*Problem*.
Count every line in the following entries where the word "chart" appears. Give the count alone.

§

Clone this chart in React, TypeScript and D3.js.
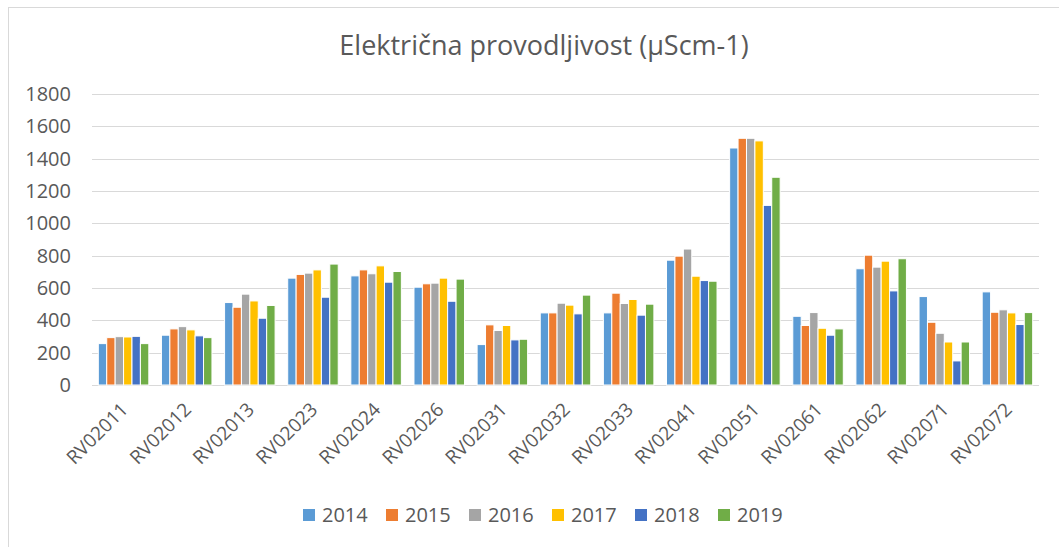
import React, { useEffect, useRef } from "react";
import * as d3 from "d3";

const categories = [
  "RV02011", "RV02012", "RV02013", "RV02023", "RV02024", "RV02026", "RV02031", "RV02032",
  "RV02033", "RV02041", "RV02051", "RV02061", "RV02062", "RV02071", "RV02072",
];

const years = ["2014", "2015", "2016", "2017", "2018", "2019"];

const v2014 = [256, 308, 510, 661, 675, 605, 250, 446, 446, 772, 1466, 425, 719, 547, 576];
const v2015 = [293, 347, 481, 684, 712, 626, 372, 446, 568, 797, 1526, 368, 803, 388, 450];
const v2016 = [299, 361, 562, 692, 688, 630, 337, 506, 504, 841, 1526, 448, 729, 320, 465];
const v2017 = [297, 341, 520, 712, 737, 661, 368, 494, 529, 673, 1510, 351, 766, 266, 446];
const v2018 = [301, 304, 413, 543, 636, 518, 279, 440, 432, 646, 1111, 308, 582, 149, 374];
const v2019 = [256, 293, 492, 748, 702, 655, 283, 556, 500, 642, 1285, 347, 781, 266, 448];

const yTicks = [0, 200, 400, 600, 800, 1000, 1200, 1400, 1600, 1800];

const colors = ["#5B9BD5", "#ED7D31", "#A5A5A5", "#FFC000", "#4472C4", "#70AD47"];

const width = 1059;
const height = 547;
const margin = { top: 94, right: 20, bottom: 162, left: 92 };
const font = "'Open Sans', sans-serif";
const textColor = "#595959";

const App = () => {
  const ref = useRef<SVGSVGElement>(null);

  useEffect(() => {
    const svg = d3.select(ref.current);
    svg.selectAll("*").remove();

    const series = [v2014, v2015, v2016, v2017, v2018, v2019];

    const x0 = d3
      .scaleBand()
      .domain(categories)
      .range([margin.left, width - margin.right])
      .paddingInner(0.2)
      .paddingOuter(0.1);
    const x1 = d3.scaleBand().domain(years).range([0, x0.bandwidth()]);
    const y = d3
      .scaleLinear()
      .domain([0, 1800])
      .range([height - margin.bottom, margin.top]);

    // chart border
    svg
      .append("rect")
      .attr("x", 8.5)
      .attr("y", 7.5)
      .attr("width", 1100)
      .attr("height", 600)
      .attr("fill", "white")
      .attr("stroke", "#D9D9D9");

    svg
      .append("text")
      .attr("x", 544)
      .attr("y", 54.5)
      .attr("text-anchor", "middle")
      .attr("font-family", font)
      .attr("font-size", 27)
      .attr("fill", textColor)
      .text("Električna provodljivost (µScm-1)");

    // grid
    svg
      .append("g")
      .selectAll("line")
      .data(yTicks)
      .enter()
      .append("line")
      .attr("x1", margin.left)
      .attr("x2", width - margin.right)
      .attr("y1", (d) => Math.round(y(d)) + 0.5)
      .attr("y2", (d) => Math.round(y(d)) + 0.5)
      .attr("stroke", "#D9D9D9")
      .attr("stroke-width", 1);

    svg
      .append("g")
      .selectAll("text")
      .data(yTicks)
      .enter()
      .append("text")
      .attr("x", 71)
      .attr("y", (d) => y(d))
      .attr("dy", "0.35em")
      .attr("text-anchor", "end")
      .attr("font-family", font)
      .attr("font-size", 20)
      .attr("fill", textColor)
      .text((d) => d);

    // bars
    const groups = svg
      .append("g")
      .selectAll("g")
      .data(categories)
      .enter()
      .append("g")
      .attr("transform", (d) => `translate(${x0(d)},0)`);

    groups
      .selectAll("rect")
      .data((d, i) => years.map((yr, j) => ({ yr, value: series[j][i], j })))
      .enter()
      .append("rect")
      .attr("x", (d) => x1(d.yr)!)
      .attr("y", (d) => y(d.value))
      .attr("width", x1.bandwidth())
      .attr("height", (d) => y(0) - y(d.value))
      .attr("fill", (d) => colors[d.j])
      .attr("stroke", "white")
      .attr("stroke-width", 1);

    // x labels
    svg
      .append("g")
      .selectAll("text")
      .data(categories)
      .enter()
      .append("text")
      .attr(
        "transform",
        (d) => `translate(${x0(d)! + x0.bandwidth() / 2 + 1},${y(0) + 21}) rotate(-45)`
      )
      .attr("text-anchor", "end")
      .attr("dy", "0.35em")
      .attr("font-family", font)
      .attr("font-size", 19)
      .attr("fill", textColor)
      .text((d) => d);

    // legend
    const legend = svg
      .append("g")
      .selectAll("g")
      .data(years)
      .enter()
      .append("g")
      .attr("transform", (d, i) => `translate(${303 + i * 83},509)`);

    legend
      .append("rect")
      .attr("width", 12)
      .attr("height", 12)
      .attr("fill", (d, i) => colors[i]);

    legend
      .append("text")
      .attr("x", 19)
      .attr("y", 6)
      .attr("dy", "0.35em")
      .attr("font-family", font)
      .attr("font-size", 20)
      .attr("fill", textColor)
      .text((d) => d);
  }, []);

  return (
    <div style={{ position: "absolute", left: 0, top: 0 }}>
      <svg ref={ref} width={width} height={height} style={{ display: "block" }} />
    </div>
  );
};

export default App;
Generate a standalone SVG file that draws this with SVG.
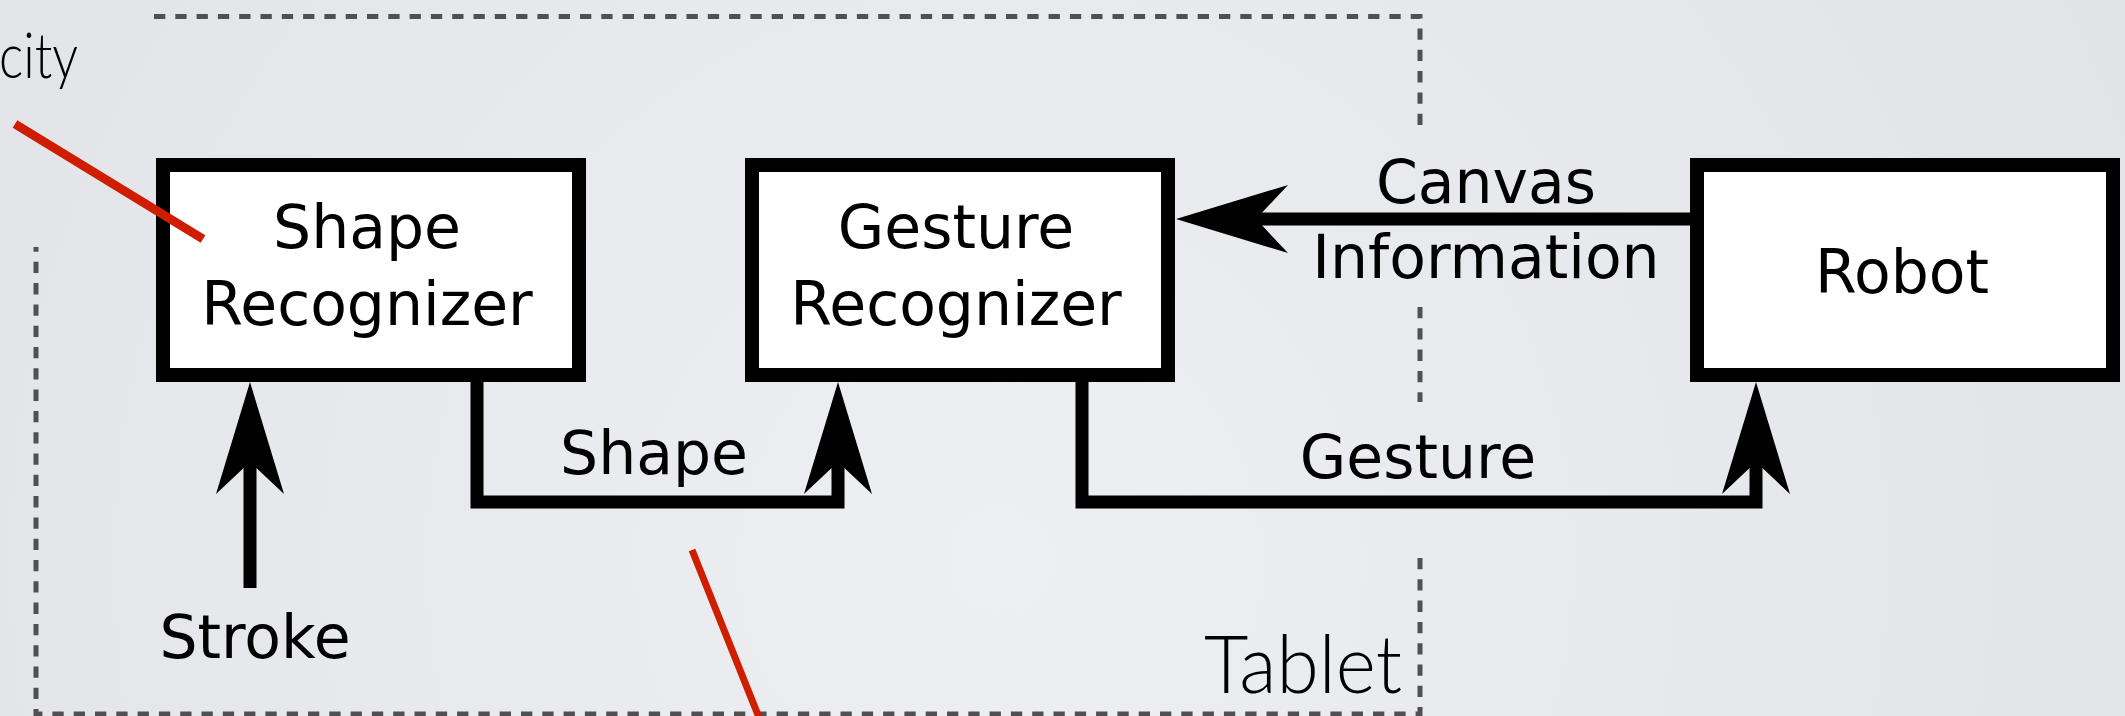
<svg xmlns="http://www.w3.org/2000/svg" width="2125" height="716" viewBox="0 0 2125 716">
  <defs>
    <radialGradient id="bg" cx="1000" cy="560" r="1250" gradientUnits="userSpaceOnUse">
      <stop offset="0" stop-color="#eeeff2"/>
      <stop offset="1" stop-color="#e2e3e7"/>
    </radialGradient>
    <!-- arrowhead: origin sits at the notch, tip points along +x -->
    <marker id="head" markerUnits="userSpaceOnUse" orient="auto" overflow="visible"
            markerWidth="1" markerHeight="1" refX="0" refY="0">
      <path d="M80,0 L-32,-34 L0,0 L-32,34 Z" fill="#000"/>
    </marker>
    <style>
      .box { fill: #fff; stroke: #000; stroke-width: 14; }
      .label { font-family: "DejaVu Sans", sans-serif; font-size: 60px; fill: #000; text-anchor: middle; }
      .wire { fill: none; stroke: #000; stroke-width: 13; stroke-linejoin: miter; stroke-linecap: butt; }
      .frame { fill: none; stroke: #505052; stroke-width: 5; stroke-dasharray: 11.3 10; }
      .thin { font-family: "Lato", "Open Sans", sans-serif; font-weight: 300; fill: #000; }
      .mark { stroke: #cf1d00; stroke-linecap: butt; }
    </style>
  </defs>

  <rect width="2125" height="716" fill="url(#bg)"/>

  <!-- tablet boundary -->
  <g id="tablet-frame">
    <path class="frame" d="M154,16.5 H1420 V132"/>
    <path class="frame" d="M1420,307 V402"/>
    <path class="frame" d="M1420,558 V714 H36 V247"/>
    <text class="thin" x="1402" y="693" font-size="80" text-anchor="end" textLength="198" lengthAdjust="spacingAndGlyphs">Tablet</text>
  </g>

  <text class="thin" x="-1" y="78" font-size="64" textLength="79" lengthAdjust="spacingAndGlyphs">city</text>

  <!-- connectors -->
  <g id="connectors">
    <path class="wire" d="M250,588 V462" marker-end="url(#head)"/>
    <path class="wire" d="M477,382 V502 H838 V462" marker-end="url(#head)"/>
    <path class="wire" d="M1082,382 V502 H1756 V462" marker-end="url(#head)"/>
    <path class="wire" d="M1690,219 H1256" marker-end="url(#head)"/>
    <text class="label" x="255" y="658">Stroke</text>
    <text class="label" x="654" y="474">Shape</text>
    <text class="label" x="1418" y="478">Gesture</text>
    <text class="label" x="1486" y="203">Canvas</text>
    <text class="label" x="1486" y="278">Information</text>
  </g>

  <g id="shape-recognizer">
    <rect class="box" x="163" y="165" width="416" height="210"/>
    <text class="label" x="367" y="248">Shape</text>
    <text class="label" x="367" y="325">Recognizer</text>
  </g>

  <g id="gesture-recognizer">
    <rect class="box" x="752" y="165" width="416" height="210"/>
    <text class="label" x="956" y="248">Gesture</text>
    <text class="label" x="956" y="325">Recognizer</text>
  </g>

  <g id="robot">
    <rect class="box" x="1697" y="165" width="416" height="210"/>
    <text class="label" x="1902" y="293">Robot</text>
  </g>

  <!-- red pointer strokes -->
  <line class="mark" x1="15" y1="124" x2="203" y2="239" stroke-width="9"/>
  <line class="mark" x1="692" y1="550" x2="760" y2="720" stroke-width="7"/>
</svg>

§

*Finished task*.
2